On the go: Scottish Greens councillor Shona McIntosh has tabled a motion for an upcoming East Lothian Council meeting, appealing for broader and more democratic oversight over the successor to the £8.6bn Lothian Pension Fund.
In May, the Lothian fund and the £3.2bn Falkirk Council Pension Fund — both participants in the Local Government Pension Scheme — announced they were exploring a merger.
First reported by the East Lothian Courier, the motion from McIntosh, a councillor for Musselburgh Ward, will be considered at a meeting of the East Lothian Council on August 23.
Should the merger proceed, both committees would lose oversight over the new fund and be replaced by a body.

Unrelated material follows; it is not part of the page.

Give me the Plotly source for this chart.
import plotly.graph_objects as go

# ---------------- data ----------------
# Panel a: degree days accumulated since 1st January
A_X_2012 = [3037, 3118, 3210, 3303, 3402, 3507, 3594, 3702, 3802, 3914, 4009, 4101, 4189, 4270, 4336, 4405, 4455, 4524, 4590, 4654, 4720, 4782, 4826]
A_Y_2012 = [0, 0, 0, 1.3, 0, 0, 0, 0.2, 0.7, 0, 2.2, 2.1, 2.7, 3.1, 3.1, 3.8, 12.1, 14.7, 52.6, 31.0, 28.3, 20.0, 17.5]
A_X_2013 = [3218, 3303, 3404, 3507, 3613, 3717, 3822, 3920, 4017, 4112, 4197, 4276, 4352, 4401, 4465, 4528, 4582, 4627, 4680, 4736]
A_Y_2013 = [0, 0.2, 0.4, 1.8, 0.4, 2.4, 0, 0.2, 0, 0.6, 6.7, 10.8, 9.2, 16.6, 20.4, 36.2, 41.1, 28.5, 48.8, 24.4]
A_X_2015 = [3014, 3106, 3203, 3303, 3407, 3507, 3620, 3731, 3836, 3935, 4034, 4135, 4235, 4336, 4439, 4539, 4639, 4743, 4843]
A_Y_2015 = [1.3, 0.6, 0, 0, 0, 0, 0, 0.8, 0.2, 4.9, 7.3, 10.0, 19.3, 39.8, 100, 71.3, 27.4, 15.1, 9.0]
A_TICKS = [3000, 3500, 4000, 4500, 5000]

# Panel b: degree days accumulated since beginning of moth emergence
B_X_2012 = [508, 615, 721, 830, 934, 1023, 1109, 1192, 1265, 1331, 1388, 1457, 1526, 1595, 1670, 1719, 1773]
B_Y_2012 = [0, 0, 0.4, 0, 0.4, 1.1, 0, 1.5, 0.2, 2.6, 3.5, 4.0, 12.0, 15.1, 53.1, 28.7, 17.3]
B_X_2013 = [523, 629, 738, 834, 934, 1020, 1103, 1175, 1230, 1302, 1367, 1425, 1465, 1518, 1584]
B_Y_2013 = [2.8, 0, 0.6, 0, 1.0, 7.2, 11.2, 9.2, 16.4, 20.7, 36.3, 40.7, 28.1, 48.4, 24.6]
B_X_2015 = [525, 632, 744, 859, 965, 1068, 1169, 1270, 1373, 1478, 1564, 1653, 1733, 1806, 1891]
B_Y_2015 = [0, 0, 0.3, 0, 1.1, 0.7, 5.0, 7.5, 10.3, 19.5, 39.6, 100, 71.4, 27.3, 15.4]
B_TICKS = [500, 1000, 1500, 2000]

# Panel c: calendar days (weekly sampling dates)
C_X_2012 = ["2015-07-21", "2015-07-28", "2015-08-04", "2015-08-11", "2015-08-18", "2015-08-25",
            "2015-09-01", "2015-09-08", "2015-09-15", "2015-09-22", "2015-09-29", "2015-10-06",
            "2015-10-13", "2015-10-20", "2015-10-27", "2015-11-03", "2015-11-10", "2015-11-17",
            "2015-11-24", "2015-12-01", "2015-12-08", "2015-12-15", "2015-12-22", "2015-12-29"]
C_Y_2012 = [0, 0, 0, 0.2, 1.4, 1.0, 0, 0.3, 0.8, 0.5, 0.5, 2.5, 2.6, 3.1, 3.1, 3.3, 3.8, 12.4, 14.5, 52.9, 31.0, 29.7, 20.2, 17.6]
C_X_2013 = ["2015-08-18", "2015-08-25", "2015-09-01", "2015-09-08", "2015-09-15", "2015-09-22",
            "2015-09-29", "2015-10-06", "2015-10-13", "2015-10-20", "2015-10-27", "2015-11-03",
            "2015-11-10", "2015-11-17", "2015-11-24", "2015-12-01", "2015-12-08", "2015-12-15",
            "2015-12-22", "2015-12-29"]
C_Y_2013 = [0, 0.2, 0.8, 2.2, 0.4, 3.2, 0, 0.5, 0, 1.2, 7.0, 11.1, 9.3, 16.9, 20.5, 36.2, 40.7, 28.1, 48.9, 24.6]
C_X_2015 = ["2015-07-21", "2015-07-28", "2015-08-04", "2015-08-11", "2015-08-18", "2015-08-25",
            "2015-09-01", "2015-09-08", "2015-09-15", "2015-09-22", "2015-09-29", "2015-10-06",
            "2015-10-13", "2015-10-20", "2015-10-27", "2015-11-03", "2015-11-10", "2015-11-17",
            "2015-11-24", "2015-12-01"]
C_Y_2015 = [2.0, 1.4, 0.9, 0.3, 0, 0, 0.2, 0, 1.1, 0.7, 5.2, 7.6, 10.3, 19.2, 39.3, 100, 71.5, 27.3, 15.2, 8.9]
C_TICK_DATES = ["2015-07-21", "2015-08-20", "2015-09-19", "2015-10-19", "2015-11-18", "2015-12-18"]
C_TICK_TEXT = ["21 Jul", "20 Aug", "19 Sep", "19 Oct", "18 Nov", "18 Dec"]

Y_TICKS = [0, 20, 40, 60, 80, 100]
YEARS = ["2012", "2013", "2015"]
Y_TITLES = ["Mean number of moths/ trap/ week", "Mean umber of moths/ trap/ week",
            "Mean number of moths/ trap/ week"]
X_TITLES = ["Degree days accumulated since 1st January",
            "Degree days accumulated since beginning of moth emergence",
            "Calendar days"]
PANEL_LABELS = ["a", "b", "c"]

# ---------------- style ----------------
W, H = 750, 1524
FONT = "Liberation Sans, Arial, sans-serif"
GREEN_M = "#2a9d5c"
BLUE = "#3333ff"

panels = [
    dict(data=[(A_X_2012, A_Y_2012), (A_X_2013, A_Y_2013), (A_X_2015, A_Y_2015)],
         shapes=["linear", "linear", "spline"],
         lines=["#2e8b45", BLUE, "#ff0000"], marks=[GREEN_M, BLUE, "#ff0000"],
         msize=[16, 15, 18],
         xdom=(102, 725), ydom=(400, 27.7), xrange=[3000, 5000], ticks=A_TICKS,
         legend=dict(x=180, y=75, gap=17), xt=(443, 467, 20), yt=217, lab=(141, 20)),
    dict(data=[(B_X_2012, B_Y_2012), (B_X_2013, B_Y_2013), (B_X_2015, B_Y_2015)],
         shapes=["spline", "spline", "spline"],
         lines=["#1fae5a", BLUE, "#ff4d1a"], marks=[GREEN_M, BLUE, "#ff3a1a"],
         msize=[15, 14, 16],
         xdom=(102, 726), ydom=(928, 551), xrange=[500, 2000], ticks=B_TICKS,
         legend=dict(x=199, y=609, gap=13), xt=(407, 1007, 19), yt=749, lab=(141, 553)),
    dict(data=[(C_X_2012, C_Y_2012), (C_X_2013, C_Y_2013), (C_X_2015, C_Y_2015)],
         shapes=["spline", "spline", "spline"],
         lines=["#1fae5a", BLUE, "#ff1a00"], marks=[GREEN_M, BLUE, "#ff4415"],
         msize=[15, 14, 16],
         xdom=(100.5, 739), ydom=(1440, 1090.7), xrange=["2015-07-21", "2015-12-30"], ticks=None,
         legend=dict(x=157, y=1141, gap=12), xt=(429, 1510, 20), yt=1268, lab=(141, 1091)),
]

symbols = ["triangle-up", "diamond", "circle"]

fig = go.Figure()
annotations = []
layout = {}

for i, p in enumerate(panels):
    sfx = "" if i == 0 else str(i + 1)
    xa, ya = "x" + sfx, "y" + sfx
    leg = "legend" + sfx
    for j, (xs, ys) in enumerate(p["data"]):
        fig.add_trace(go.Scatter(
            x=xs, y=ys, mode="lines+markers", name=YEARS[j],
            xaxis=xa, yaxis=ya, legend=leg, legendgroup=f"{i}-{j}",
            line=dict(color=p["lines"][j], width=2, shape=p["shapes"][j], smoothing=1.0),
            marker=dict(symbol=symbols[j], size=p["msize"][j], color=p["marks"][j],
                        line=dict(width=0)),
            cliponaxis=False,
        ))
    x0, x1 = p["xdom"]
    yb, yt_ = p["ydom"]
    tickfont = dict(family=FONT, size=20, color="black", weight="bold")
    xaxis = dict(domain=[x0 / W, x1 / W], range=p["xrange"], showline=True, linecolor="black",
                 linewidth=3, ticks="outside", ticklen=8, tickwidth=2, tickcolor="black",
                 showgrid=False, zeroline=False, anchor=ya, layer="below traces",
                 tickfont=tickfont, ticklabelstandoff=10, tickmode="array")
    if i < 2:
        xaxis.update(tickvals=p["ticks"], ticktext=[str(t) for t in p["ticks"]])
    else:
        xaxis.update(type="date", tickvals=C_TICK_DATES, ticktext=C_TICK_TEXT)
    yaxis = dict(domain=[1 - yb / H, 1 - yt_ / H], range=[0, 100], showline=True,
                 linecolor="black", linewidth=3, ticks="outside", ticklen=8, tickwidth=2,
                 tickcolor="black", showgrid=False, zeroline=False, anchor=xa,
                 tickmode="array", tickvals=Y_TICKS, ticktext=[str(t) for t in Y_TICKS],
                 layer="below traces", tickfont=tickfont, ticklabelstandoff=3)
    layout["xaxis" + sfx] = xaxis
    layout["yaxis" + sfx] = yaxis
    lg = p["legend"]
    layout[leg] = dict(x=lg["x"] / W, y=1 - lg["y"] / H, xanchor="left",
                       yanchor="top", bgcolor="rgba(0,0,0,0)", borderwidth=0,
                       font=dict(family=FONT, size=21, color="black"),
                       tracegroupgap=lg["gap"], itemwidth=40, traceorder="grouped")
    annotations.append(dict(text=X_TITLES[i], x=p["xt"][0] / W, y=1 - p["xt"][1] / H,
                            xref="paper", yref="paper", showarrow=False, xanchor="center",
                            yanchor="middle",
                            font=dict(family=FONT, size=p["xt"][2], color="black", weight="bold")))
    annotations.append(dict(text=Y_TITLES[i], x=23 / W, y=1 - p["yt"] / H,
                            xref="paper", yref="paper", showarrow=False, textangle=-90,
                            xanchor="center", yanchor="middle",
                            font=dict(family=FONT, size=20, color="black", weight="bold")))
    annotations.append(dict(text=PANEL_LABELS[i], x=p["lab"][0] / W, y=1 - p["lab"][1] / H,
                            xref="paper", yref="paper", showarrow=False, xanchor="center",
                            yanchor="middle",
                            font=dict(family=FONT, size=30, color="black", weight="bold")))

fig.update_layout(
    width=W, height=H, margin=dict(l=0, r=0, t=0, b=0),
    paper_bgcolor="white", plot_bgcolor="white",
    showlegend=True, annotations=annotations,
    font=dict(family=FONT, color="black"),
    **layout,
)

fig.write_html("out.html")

In the motion, McIntosh expressed her concern that this body would not have the same level of elected member, trade union and employer representation.
If passed, the motion would instruct the leader of the council to write to the Lothian Pension Fund and to the leaders of the Edinburgh and Falkirk councils, expressing concern “at the possibility of any loss of democratic oversight over the local government pension fund for our area, if elected members were to be omitted from the new board”.
It also calls on the council and fund leaders to “strengthen democratic oversight, by ensuring that any new board has broad representation from trade unions and employers, and also contains elected members drawn proportionately from all participating local authorities areas”.
McIntosh told Pensions Expert that she was “not against the merger per se” and had worded the motion so that it did not express a view on the merger itself either way.
“The issue is that the proposed new board to replace the pensions committee vastly reduces the elected member representation, even from its current form,” she said.
“Its current form is problematic because no councillors from East, West or Midlothian have a seat at the table.
“East Lothian spent £19mn of public money on contributions into the fund last year alone, but we have no ability to provide direction or even comment on its management or investment strategy,” she continued.
“The point of the motion is to say that, rather than reduce the elected representatives, we’d like to see that number expanded and to include fair representation from all the councils who are part of the scheme (as well as trade union and other employer representation)”.
A Lothian Pension Fund spokesperson said: “We welcome East Lothian Council’s interests in the proposals, as we do all comments and questions from members, employers, and other stakeholders.
"A key feature of the merger proposals is a governance model that is more closely aligned to best practice in occupational pension schemes. This includes a more representative governance body to better reflect the multiple employers, both local authority and non-local authority employers, and increased representation from scheme members themselves. The proposals retain local democratic oversight.
“Further details of the structure and composition of the governance body and the statutory Pensions Board will be shared in due course.”